Quantitative Tightening (QT) refers to a monetary policy tool used by central banks to reduce the money supply in the economy. Unlike quantitative easing (QE), where central banks buy government securities to inject money into the economy, QT involves selling these securities from the central bank’s balance sheet. 

This can have effects on various financial markets, including cryptocurrencies. Let’s take a look at how QT can impact the crypto market:

Volatility

The implementation of QT by central banks can increase the volatility in the crypto market. As central banks sell off government securities, the money supply in the economy shrinks, leading to higher interest rates and tighter financial conditions.
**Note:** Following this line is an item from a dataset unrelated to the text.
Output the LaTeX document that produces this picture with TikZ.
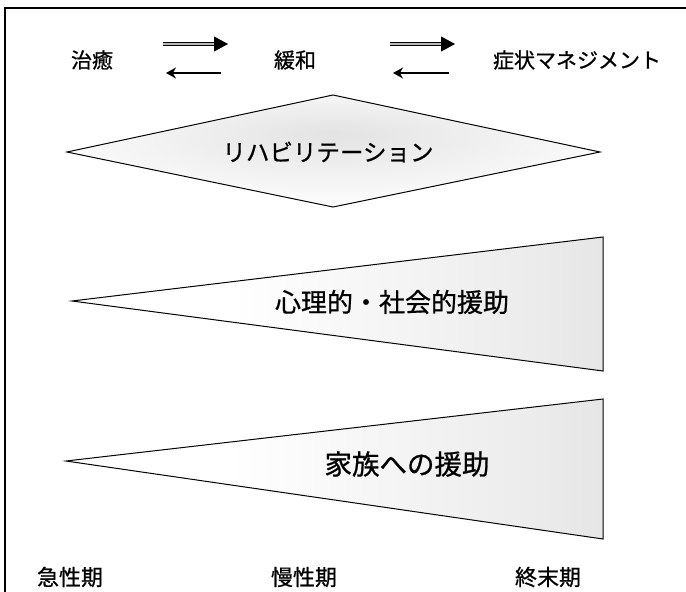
\documentclass[tikz,border=0pt]{standalone}
\usepackage{fontspec}
\setmainfont{Noto Sans CJK JP}[FakeBold=0.8]
\usetikzlibrary{arrows.meta}
\pgfdeclarehorizontalshading{trifade}{100bp}{color(0bp)=(white); color(40bp)=(white); color(70bp)=(black!8); color(100bp)=(black!20)}
\pgfdeclareradialshading{diafade}{\pgfpoint{0bp}{8bp}}{color(0bp)=(black!11); color(14bp)=(black!6); color(30bp)=(white); color(50bp)=(white)}
\tikzset{
  toplabel/.style={font=\fontsize{21}{21}\selectfont, inner sep=0pt},
  biglabel/.style={font=\fontsize{26}{26}\selectfont, inner sep=0pt},
  shapeline/.style={draw=black, line width=1pt, line join=miter},
  fwdarrow/.style={draw=black, line width=0.8pt, double=gray!55, double distance=2.2pt, -{Triangle[length=14pt,width=15pt]}},
  backarrow/.style={draw=black, line width=1.3pt, {Stealth[length=10pt,width=11pt]}-},
  frameline/.style={draw=black, line width=1.3pt}
}
\begin{document}
\begin{tikzpicture}[x=1pt, y=-1pt]
\useasboundingbox (0,0) rectangle (686,592);
% partial frame
\coordinate (fTL) at (5,8);
\coordinate (fTR) at (686,8);
\coordinate (fBL) at (5,592);
\draw[frameline] (fTR) -- (fTL) -- (fBL);

% top row
\node[toplabel] (cure) at (92,60) {治癒};
\node[toplabel] (relief) at (295,60) {緩和};
\node[toplabel] (symptom) at (577,60) {症状マネジメント};
\coordinate (a1s) at (163,44); \coordinate (a1e) at (228,44);
\coordinate (b1s) at (221,73); \coordinate (b1e) at (166,73);
\coordinate (a2s) at (390,44); \coordinate (a2e) at (455,44);
\coordinate (b2s) at (449,73); \coordinate (b2e) at (393,73);
\draw[fwdarrow] (a1s) -- (a1e);
\draw[backarrow] (b1e) -- (b1s);
\draw[fwdarrow] (a2s) -- (a2e);
\draw[backarrow] (b2e) -- (b2s);

% diamond
\coordinate (dL) at (67,152);
\coordinate (dT) at (333,95);
\coordinate (dR) at (600,152);
\coordinate (dB) at (333,207);
\path[shading=diafade] (dL) -- (dT) -- (dR) -- (dB) -- cycle;
\draw[shapeline] (dL) -- (dT) -- (dR) -- (dB) -- cycle;
\node[font=\fontsize{23.5}{24}\selectfont, inner sep=0pt] (rehab) at (328,152) {リハビリテーション};

% triangle 1
\coordinate (t1L) at (72,301);
\coordinate (t1T) at (603,237);
\coordinate (t1B) at (603,371);
\path[shading=trifade] (t1L) -- (t1T) -- (t1B) -- cycle;
\draw[shapeline] (t1L) -- (t1T) -- (t1B) -- cycle;
\node[biglabel] (psych) at (392,302) {心理的・社会的援助};

% triangle 2
\coordinate (t2L) at (66,461);
\coordinate (t2T) at (603,399);
\coordinate (t2B) at (603,539);
\path[shading=trifade] (t2L) -- (t2T) -- (t2B) -- cycle;
\draw[shapeline] (t2L) -- (t2T) -- (t2B) -- cycle;
\node[font=\fontsize{27.5}{28}\selectfont, inner sep=0pt] (family) at (407,464) {家族への援助};

% bottom row
\node[toplabel, font=\fontsize{22}{22}\selectfont] (acute) at (70,577) {急性期};
\node[toplabel, font=\fontsize{22}{22}\selectfont] (chronic) at (304,577) {慢性期};
\node[toplabel, font=\fontsize{22}{22}\selectfont] (terminal) at (548,577) {終末期};
\end{tikzpicture}
\end{document}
This can cause investors to move their money out of riskier assets like cryptocurrencies, resulting in sharp price swings.

Regulatory response

Central banks’ decision to tighten monetary policy through QT might trigger increased regulatory scrutiny on cryptocurrencies. Authorities may view crypto as a potential risk to financial stability, especially during periods of economic tightening. To mitigate these perceived risks, regulators might impose stricter regulations on crypto trading and investments. This could include tighter controls on exchanges, enhanced Know Your Customer (KYC) and Anti-Money Laundering (AML) requirements, and possibly even restrictions on certain types of transactions.

Investor sentiment

Investor sentiment plays a crucial role in the crypto market, and QT can influence this sentiment in various ways. If investors see cryptocurrencies as a safe haven during economic tightening, they might increase their investments in crypto assets, driving prices up. On the other hand, if investors are worried about the potential for regulatory crackdowns or market instability due to QT, they might sell off their crypto holdings.